Estonian artist, Kristi Kongi, makes paintings and site-specific installations. Her work is rooted in a formal exploration of light, colour and space, initiated by her memories of personally-significant landscapes and their emotional associations. Her first exhibition at Pontone Gallery consists of paintings inspired by such sublime geography and a ‘spatial intervention’ in the form of a wall painting.
On first encountering these pieces one is struck by an intense level of almost psychedelic colour. The pictures are highly structured compositions of saturated colour fields and curved abstract shapes, which allude to the spatial divisions, contours and horizons of landscape. Kongi’s palette is predominantly warm, featuring vivid crimsons, dusky oranges, rich purples and prismatic magentas. These hues are laid against a cooler range of lemon yellows, azure blues and brilliant greens, which are in turn augmented by darker shades, making for dramatic contrast and resonant optical effects.

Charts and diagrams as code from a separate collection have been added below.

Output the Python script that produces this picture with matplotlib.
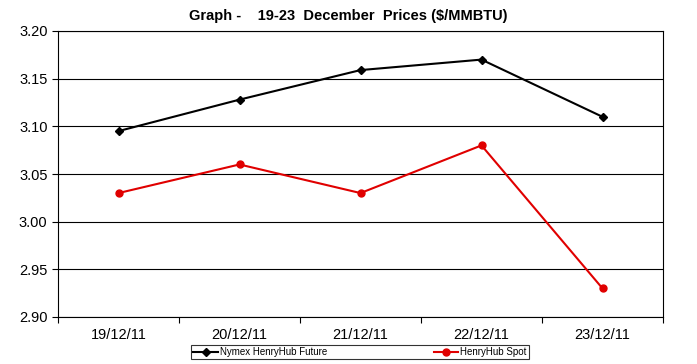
import matplotlib
matplotlib.use("Agg")
import matplotlib.pyplot as plt
from matplotlib.ticker import FixedLocator

plt.rcParams['font.family'] = ['Liberation Sans', 'DejaVu Sans']

dates = ["19/12/11", "20/12/11", "21/12/11", "22/12/11", "23/12/11"]
future = [3.095, 3.128, 3.159, 3.170, 3.110]
spot = [3.03, 3.06, 3.03, 3.08, 2.93]
yticks = [2.90, 2.95, 3.00, 3.05, 3.10, 3.15, 3.20]

fig = plt.figure(figsize=(6.97, 3.64), dpi=100)
ax = fig.add_axes([58/697, 1-317/364, (663-58)/697, (317-31)/364])

x = list(range(len(dates)))
ax.plot(x, future, color='black', lw=1.5, marker='D', ms=4, label='Nymex HenryHub Future', zorder=3)
ax.plot(x, spot, color='#e00000', lw=1.5, marker='o', ms=5, label='HenryHub Spot', zorder=3)

ax.set_xlim(-0.5, len(dates)-0.5)
ax.set_ylim(2.90, 3.20)
ax.set_yticks(yticks)
ax.set_yticklabels([f"{v:.2f}" for v in yticks], fontsize=10.5)
ax.set_xticks(x)
ax.set_xticklabels(dates, fontsize=10.5)
ax.xaxis.set_minor_locator(FixedLocator([i - 0.5 for i in range(len(dates) + 1)]))
ax.yaxis.grid(True, color='black', lw=0.8)
ax.set_axisbelow(True)
for s in ax.spines.values():
    s.set_linewidth(0.8)
ax.tick_params(axis='y', length=4, width=0.8, direction='out')
ax.tick_params(axis='x', which='major', length=0, pad=8)
ax.tick_params(axis='x', which='minor', length=4, width=0.8, direction='out')

fig.suptitle("Graph -    19-23  December  Prices ($/MMBTU)", fontsize=10.5, fontweight='bold', y=0.975)

leg = fig.legend(loc='center', bbox_to_anchor=(360/697, 1-352/364), ncol=2, fontsize=7,
                 frameon=True, fancybox=False, edgecolor='black', columnspacing=11,
                 handlelength=2.5, borderpad=0.25, handletextpad=0.2)
leg.get_frame().set_linewidth(0.8)

fig.savefig("out.png", dpi=100)
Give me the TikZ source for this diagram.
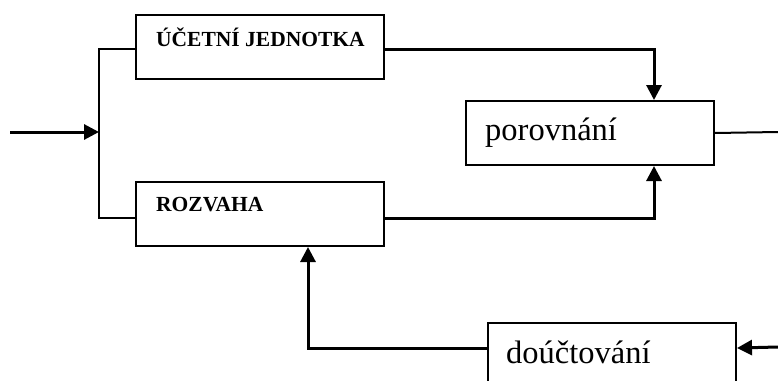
\documentclass[tikz,border=0pt]{standalone}
\usepackage{fontspec}
\setmainfont{Liberation Serif}
\usetikzlibrary{arrows.meta}
\begin{document}
\begin{tikzpicture}[x=1pt,y=-1pt,
  box/.style={draw,line width=2pt,minimum width=248pt,minimum height=64pt,inner sep=0pt,anchor=north west},
  bold/.style={anchor=base west,inner sep=0pt,font=\fontsize{21.5}{24}\selectfont\bfseries},
  big/.style={anchor=base west,inner sep=0pt,font=\fontsize{32.5}{36}\selectfont},
  conn/.style={line width=2pt},
  arr/.style={line width=3pt,-{Triangle[length=15pt,width=15pt]}}]
\clip (0,0) rectangle (778,380);
\node[box] (ue) at (135,14) {};
\node[box] (rz) at (135,181) {};
\node[box] (po) at (465,100) {};
\node[box,minimum height=66pt] (do) at (487,322) {};
\node[bold] (tue) at (156,46) {ÚČETNÍ JEDNOTKA};
\node[bold] (trz) at (156,211) {ROZVAHA};
\node[big] (tpo) at (485,140) {porovnání};
\node[big] (tdo) at (506,363) {doúčtování};
\coordinate (in) at (10,132);
\coordinate (j) at (99,132);
\coordinate (out) at (778,132);
\coordinate (rin) at (778,347);
\draw[arr] (in) -- (j);
\draw[conn] ([yshift=-2pt]ue.west) -- ([yshift=-2pt]ue.west -| j) -- ([yshift=-4pt]rz.west -| j) -- ([yshift=-4pt]rz.west);
\draw[arr] ([yshift=-2pt]ue.east) -| ([xshift=64pt]po.north);
\draw[arr] ([yshift=-4pt]rz.east) -| ([xshift=64pt]po.south);
\draw[conn] (po.east) -- (out);
\draw[arr] (rin) -- ([yshift=8pt]do.east);
\draw[arr] ([yshift=8pt]do.west) -| ([xshift=48pt]rz.south);
\end{tikzpicture}
\end{document}
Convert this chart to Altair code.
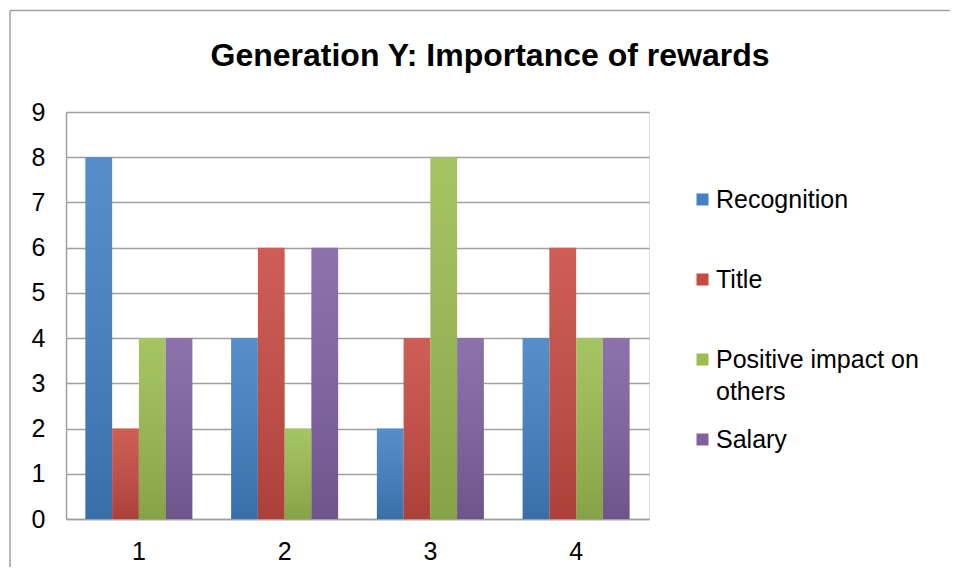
import altair as alt
import pandas as pd

chart_title = "Generation Y: Importance of rewards"
categories = ["1", "2", "3", "4"]
series = ["Recognition", "Title", "Positive impact on others", "Salary"]
recognition = [8, 4, 2, 4]
title_vals = [2, 6, 4, 6]
positive = [4, 2, 8, 4]
salary = [4, 6, 4, 4]
colors = ["#4281c4", "#c84b43", "#9bbd50", "#7f62a2"]

values = [recognition, title_vals, positive, salary]
rows = []
for s, vals in zip(series, values):
    for c, v in zip(categories, vals):
        rows.append({"cat": c, "series": s, "value": v})
df = pd.DataFrame(rows)

FONT = "Liberation Sans"

base = alt.Chart(df).encode(
    x=alt.X(
        "cat:N",
        sort=categories,
        scale=alt.Scale(paddingInner=0.266, paddingOuter=0.133),
        axis=alt.Axis(
            title=None, labelAngle=0, ticks=False, grid=False, domain=True,
            domainColor="#a0a0a0", domainWidth=1.5, labelFont=FONT,
            labelFontSize=25, labelColor="black", labelPadding=20,
        ),
    ),
    xOffset=alt.XOffset("series:N", sort=series,
                        scale=alt.Scale(domain=series, paddingInner=0, paddingOuter=0)),
    y=alt.Y(
        "value:Q",
        scale=alt.Scale(domain=[0, 9], nice=False),
        axis=alt.Axis(
            title=None, values=list(range(10)), ticks=False, grid=True,
            gridColor="#a0a0a0", gridWidth=1.5, domain=True, domainColor="#a0a0a0",
            domainWidth=1.5, labelFont=FONT, labelFontSize=25, labelColor="black",
            labelPadding=21,
        ),
    ),
)

bars = base.mark_bar().encode(
    color=alt.Color(
        "series:N",
        sort=series,
        scale=alt.Scale(domain=series, range=colors),
        legend=alt.Legend(
            title=None, orient="none", legendX=624, legendY=75,
            direction="vertical", symbolType="square", symbolSize=144,
            symbolStrokeWidth=0, labelFont=FONT, labelFontSize=25,
            labelColor="black", labelOffset=1, rowPadding=22, padding=0,
            labelLimit=400,
            labelExpr="datum.label == 'Positive impact on others' ? ['Positive impact on', 'others'] : [datum.label, '']",
        ),
    )
)

shade = base.mark_bar(
    fill=alt.LinearGradient(
        gradient="linear",
        stops=[
            alt.GradientStop(color="rgba(255,255,255,0.10)", offset=0),
            alt.GradientStop(color="rgba(0,0,0,0.14)", offset=1),
        ],
        x1=0, x2=0, y1=0, y2=1,
    )
)

tdf = pd.DataFrame({"t": [chart_title]})
title_text = alt.Chart(tdf).mark_text(
    font=FONT, fontSize=32, fontWeight="bold", align="center",
    baseline="middle", color="black",
).encode(text="t:N", x=alt.value(424), y=alt.value(-56))

border_top = alt.Chart(tdf).mark_rule(color="#a0a0a0", strokeWidth=1.5).encode(
    x=alt.value(-56), x2=alt.value(884), y=alt.value(-101.5)
)
border_left = alt.Chart(tdf).mark_rule(color="#a0a0a0", strokeWidth=1.5).encode(
    x=alt.value(-56), y=alt.value(-101.5), y2=alt.value(455)
)

chart = alt.layer(border_top, border_left, bars, shade, title_text).properties(
    width=583,
    height=407,
    autosize=alt.AutoSizeParams(type="none"),
    padding={"left": 58, "top": 104, "right": 301, "bottom": 48},
).configure_view(strokeWidth=0).configure(style={"guide-label": {"lineHeight": 32}})

chart.save("out.html", embed_options={"renderer": "svg", "actions": False})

For Kongi such images carry associations with profound experience and a sense of spiritual uplift. Colour has an undiluted corporeal affect, which she directs at the viewer to invite full immersion in a perceptual experience. The artist’s original encounter with place and atmosphere is translated into a modified visual code for us to decipher. There is a definite sense of making work as a transformative process, which we are, in turn, invited to take part in.
This recent work is, in most part, a response to boundless skies. Kongi evokes the transcendent luminosity of the heavens, the infinite stars and the essential, life-giving energy of the sun as it models and reveals the physical world. Kristi Kongi’s shimmering and lustrous body of work locates her in a significant relationship with a sense of place and is a sumptuous testament to the elemental power of light.